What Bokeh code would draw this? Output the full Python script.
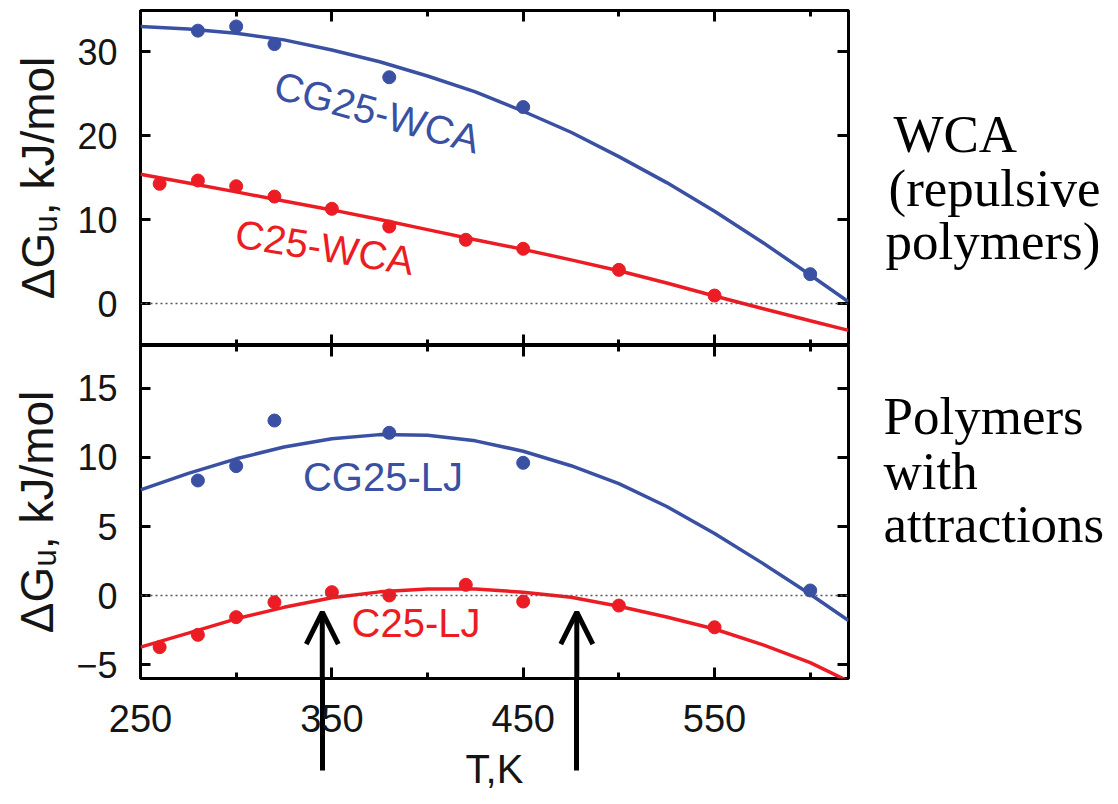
from bokeh.plotting import figure
from bokeh.layouts import column, row
from bokeh.models import (Range1d, LinearAxis, FixedTicker, Span, Label, Arrow, OpenHead,
                          CustomLabelingPolicy)
from bokeh.embed import file_html
from bokeh.resources import INLINE

# ---------------- data ----------------
T_curve = [250, 275, 300, 325, 350, 375, 400, 425, 450, 475, 500, 525, 550, 575, 600, 620]

# Top panel: WCA (repulsive polymers)
cg25_wca_T = [280, 300, 320, 380, 450, 600]
cg25_wca_G = [32.5, 33.0, 30.9, 26.95, 23.4, 3.5]
cg25_wca_fit = [33.0, 32.7, 32.2, 31.4, 30.2, 28.8, 27.1, 25.2, 22.9, 20.4, 17.5, 14.4, 11.0, 7.3, 3.4, 0.2]

c25_wca_T = [260, 280, 300, 320, 350, 380, 420, 450, 500, 550]
c25_wca_G = [14.26, 14.65, 13.97, 12.74, 11.28, 9.17, 7.59, 6.52, 4.01, 0.95]
c25_wca_fit = [15.4, 14.35, 13.3, 12.2, 11.15, 10.0, 8.8, 7.6, 6.45, 5.2, 3.9, 2.45, 0.9, -0.6, -2.05, -3.2]

# Bottom panel: polymers with attractions (LJ)
cg25_lj_T = [280, 300, 320, 380, 450, 600]
cg25_lj_G = [8.33, 9.37, 12.67, 11.78, 9.61, 0.37]
cg25_lj_fit = [7.65, 8.85, 9.9, 10.75, 11.35, 11.65, 11.6, 11.2, 10.45, 9.4, 8.1, 6.45, 4.5, 2.35, 0.1, -1.8]

c25_lj_T = [260, 280, 300, 320, 350, 380, 420, 450, 500, 550]
c25_lj_G = [-3.73, -2.84, -1.56, -0.48, 0.25, 0.01, 0.78, -0.43, -0.72, -2.29]
c25_lj_fit = [-3.73, -2.72, -1.68, -0.85, -0.15, 0.27, 0.48, 0.48, 0.25, -0.12, -0.77, -1.55, -2.42, -3.55, -4.85, -6.2]

# arrows marking where the C25-LJ curve crosses zero
arrow_T = [345, 478]

x_major = [250, 350, 450, 550]
x_minor = [300, 400, 500, 600]
top_yticks = [0, 10, 20, 30]
bot_yticks = [-5, 0, 5, 10, 15]

X0, X1 = 250, 620
TOP_Y = (-5, 34.9)
BOT_Y = (-6, 18.1)

BLUE = "#3a50a2"
RED = "#ec1c24"
SANS = "Liberation Sans"
SERIF = "Liberation Serif"
TXT = "#151515"


def no_labels():
    return CustomLabelingPolicy(code="for (const i of indices) indices.unset(i); return indices")


def tick_axis(ticker):
    return LinearAxis(ticker=ticker, axis_line_color=None,
                      major_tick_in=11, major_tick_out=0, minor_tick_in=6, minor_tick_out=0,
                      major_tick_line_width=3, minor_tick_line_width=3,
                      major_tick_line_color="black", minor_tick_line_color="black",
                      major_label_text_font_size="0px", major_label_standoff=0,
                      major_label_policy=no_labels())


def left_axis(yticks):
    return LinearAxis(ticker=FixedTicker(ticks=yticks, minor_ticks=[]), axis_line_color=None,
                      major_tick_in=10, major_tick_out=0, minor_tick_in=0, minor_tick_out=0,
                      major_tick_line_width=3, major_tick_line_color="black",
                      major_label_standoff=23, major_label_text_font=SANS,
                      major_label_text_font_size="36px", major_label_text_color=TXT,
                      major_label_overrides={-5: "\u22125"},
                      axis_label="\u0394G\u1d64, kJ/mol", axis_label_text_font=SANS,
                      axis_label_text_font_size="46px", axis_label_text_font_style="normal",
                      axis_label_text_color=TXT, axis_label_standoff=10)


def base_fig(yr, fh, b_top, b_bottom):
    return figure(x_range=Range1d(X0, X1), y_range=Range1d(*yr),
                  frame_width=708, frame_height=fh,
                  min_border_left=140, min_border_right=2,
                  min_border_top=b_top, min_border_bottom=b_bottom,
                  x_axis_type=None, y_axis_type=None,
                  toolbar_location=None, output_backend="svg",
                  background_fill_color="white", border_fill_color="white",
                  outline_line_color="black", outline_line_width=3)


xt = lambda: FixedTicker(ticks=x_major, minor_ticks=x_minor)
yt = lambda t: FixedTicker(ticks=t, minor_ticks=[])

# ---------------- top panel ----------------
top = base_fig(TOP_Y, 335, 10, 0)
top.add_layout(left_axis(top_yticks), "left")
top.add_layout(tick_axis(yt(top_yticks)), "right")
top.add_layout(tick_axis(xt()), "above")
top.add_layout(tick_axis(xt()), "below")
top.add_layout(Span(location=0, dimension="width", line_color="#555555",
                    line_width=1.5, line_dash="2 3"))

top.line(T_curve, cg25_wca_fit, line_color=BLUE, line_width=3.5)
top.line(T_curve, c25_wca_fit, line_color=RED, line_width=3.5)
top.scatter(cg25_wca_T, cg25_wca_G, size=13, fill_color=BLUE, line_color=BLUE)
top.scatter(c25_wca_T, c25_wca_G, size=13, fill_color=RED, line_color=RED)

top.add_layout(Label(x=373.7, y=22.8, text="CG25-WCA", angle=-0.27, text_align="center",
                     text_baseline="middle", text_font=SANS, text_font_size="40px",
                     text_color=BLUE))
top.add_layout(Label(x=346.2, y=6.7, text="C25-WCA", angle=-0.157, text_align="center",
                     text_baseline="middle", text_font=SANS, text_font_size="40px",
                     text_color=RED))

# ---------------- bottom panel ----------------
bot = base_fig(BOT_Y, 333, 0, 126)
bot.add_layout(left_axis(bot_yticks), "left")
bot.add_layout(tick_axis(yt(bot_yticks)), "right")
bot.add_layout(tick_axis(xt()), "above")

# lower shafts of the two arrows: outward ticks of a label-less axis (size 0, nearest the frame)
arrow_axis = LinearAxis(ticker=FixedTicker(ticks=arrow_T, minor_ticks=[]), axis_line_color=None,
                        major_tick_in=-92, major_tick_out=0, minor_tick_in=0, minor_tick_out=0,
                        major_tick_line_width=5, major_tick_line_color="black",
                        major_label_text_font_size="0px", major_label_standoff=0,
                        major_label_policy=no_labels())
bot.add_layout(arrow_axis, "below")

bottom_axis = LinearAxis(ticker=xt(), axis_line_color=None,
                         major_tick_in=11, major_tick_out=0, minor_tick_in=6, minor_tick_out=0,
                         major_tick_line_width=3, minor_tick_line_width=3,
                         major_tick_line_color="black", minor_tick_line_color="black",
                         major_label_standoff=26, major_label_text_font=SANS,
                         major_label_text_font_size="38px", major_label_text_color=TXT,
                         axis_label="T,K", axis_label_text_font=SANS,
                         axis_label_text_font_size="40px", axis_label_text_font_style="normal",
                         axis_label_text_color=TXT, axis_label_standoff=12)
bot.add_layout(bottom_axis, "below")
bot.add_layout(Span(location=0, dimension="width", line_color="#555555",
                    line_width=1.5, line_dash="2 3"))

bot.line(T_curve, cg25_lj_fit, line_color=BLUE, line_width=3.5)
bot.line(T_curve, c25_lj_fit, line_color=RED, line_width=3.5)
bot.scatter(cg25_lj_T, cg25_lj_G, size=13, fill_color=BLUE, line_color=BLUE)
bot.scatter(c25_lj_T, c25_lj_G, size=13, fill_color=RED, line_color=RED)

bot.add_layout(Label(x=376.7, y=8.55, text="CG25-LJ", text_align="center", text_baseline="middle",
                     text_font=SANS, text_font_size="40px", text_color=BLUE))
bot.add_layout(Label(x=394.0, y=-2.0, text="C25-LJ", text_align="center", text_baseline="middle",
                     text_font=SANS, text_font_size="40px", text_color=RED))

for t in arrow_T:
    bot.add_layout(Arrow(end=OpenHead(size=32, line_width=5, line_color="black"),
                         x_start=t, y_start=BOT_Y[0], x_end=t, y_end=-1.2,
                         line_width=5, line_color="black"))

# ---------------- right-hand captions ----------------
side = figure(width=268, height=804, x_range=Range1d(0, 268), y_range=Range1d(804, 0),
              x_axis_type=None, y_axis_type=None, toolbar_location=None, output_backend="svg",
              min_border=0, min_border_left=0, min_border_right=0, min_border_top=0,
              min_border_bottom=0, outline_line_color=None,
              background_fill_color="white", border_fill_color="white")
for txt, xx, yy in [("WCA", 43, 133), ("(repulsive", 38, 187), ("polymers)", 35, 240),
                    ("Polymers", 33, 415), ("with", 33, 470), ("attractions", 33, 523)]:
    side.add_layout(Label(x=xx, y=yy, text=txt, text_align="left", text_baseline="alphabetic",
                          text_font=SERIF, text_font_size="53px", text_color="black"))

layout = row(column(top, bot, spacing=0), side, spacing=0)
open("out.html", "w").write(file_html(layout, INLINE))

------------------------------------------------------------------------

SHORT PROBLEM = Please reproduce the listing exactly from its opening line through the line that contains "-0.6, -2.05, -3.2]", both included, with all pictures omitted.

COMPLETED TASK =
What Bokeh code would draw this? Output the full Python script.
from bokeh.plotting import figure
from bokeh.layouts import column, row
from bokeh.models import (Range1d, LinearAxis, FixedTicker, Span, Label, Arrow, OpenHead,
                          CustomLabelingPolicy)
from bokeh.embed import file_html
from bokeh.resources import INLINE

# ---------------- data ----------------
T_curve = [250, 275, 300, 325, 350, 375, 400, 425, 450, 475, 500, 525, 550, 575, 600, 620]

# Top panel: WCA (repulsive polymers)
cg25_wca_T = [280, 300, 320, 380, 450, 600]
cg25_wca_G = [32.5, 33.0, 30.9, 26.95, 23.4, 3.5]
cg25_wca_fit = [33.0, 32.7, 32.2, 31.4, 30.2, 28.8, 27.1, 25.2, 22.9, 20.4, 17.5, 14.4, 11.0, 7.3, 3.4, 0.2]

c25_wca_T = [260, 280, 300, 320, 350, 380, 420, 450, 500, 550]
c25_wca_G = [14.26, 14.65, 13.97, 12.74, 11.28, 9.17, 7.59, 6.52, 4.01, 0.95]
c25_wca_fit = [15.4, 14.35, 13.3, 12.2, 11.15, 10.0, 8.8, 7.6, 6.45, 5.2, 3.9, 2.45, 0.9, -0.6, -2.05, -3.2]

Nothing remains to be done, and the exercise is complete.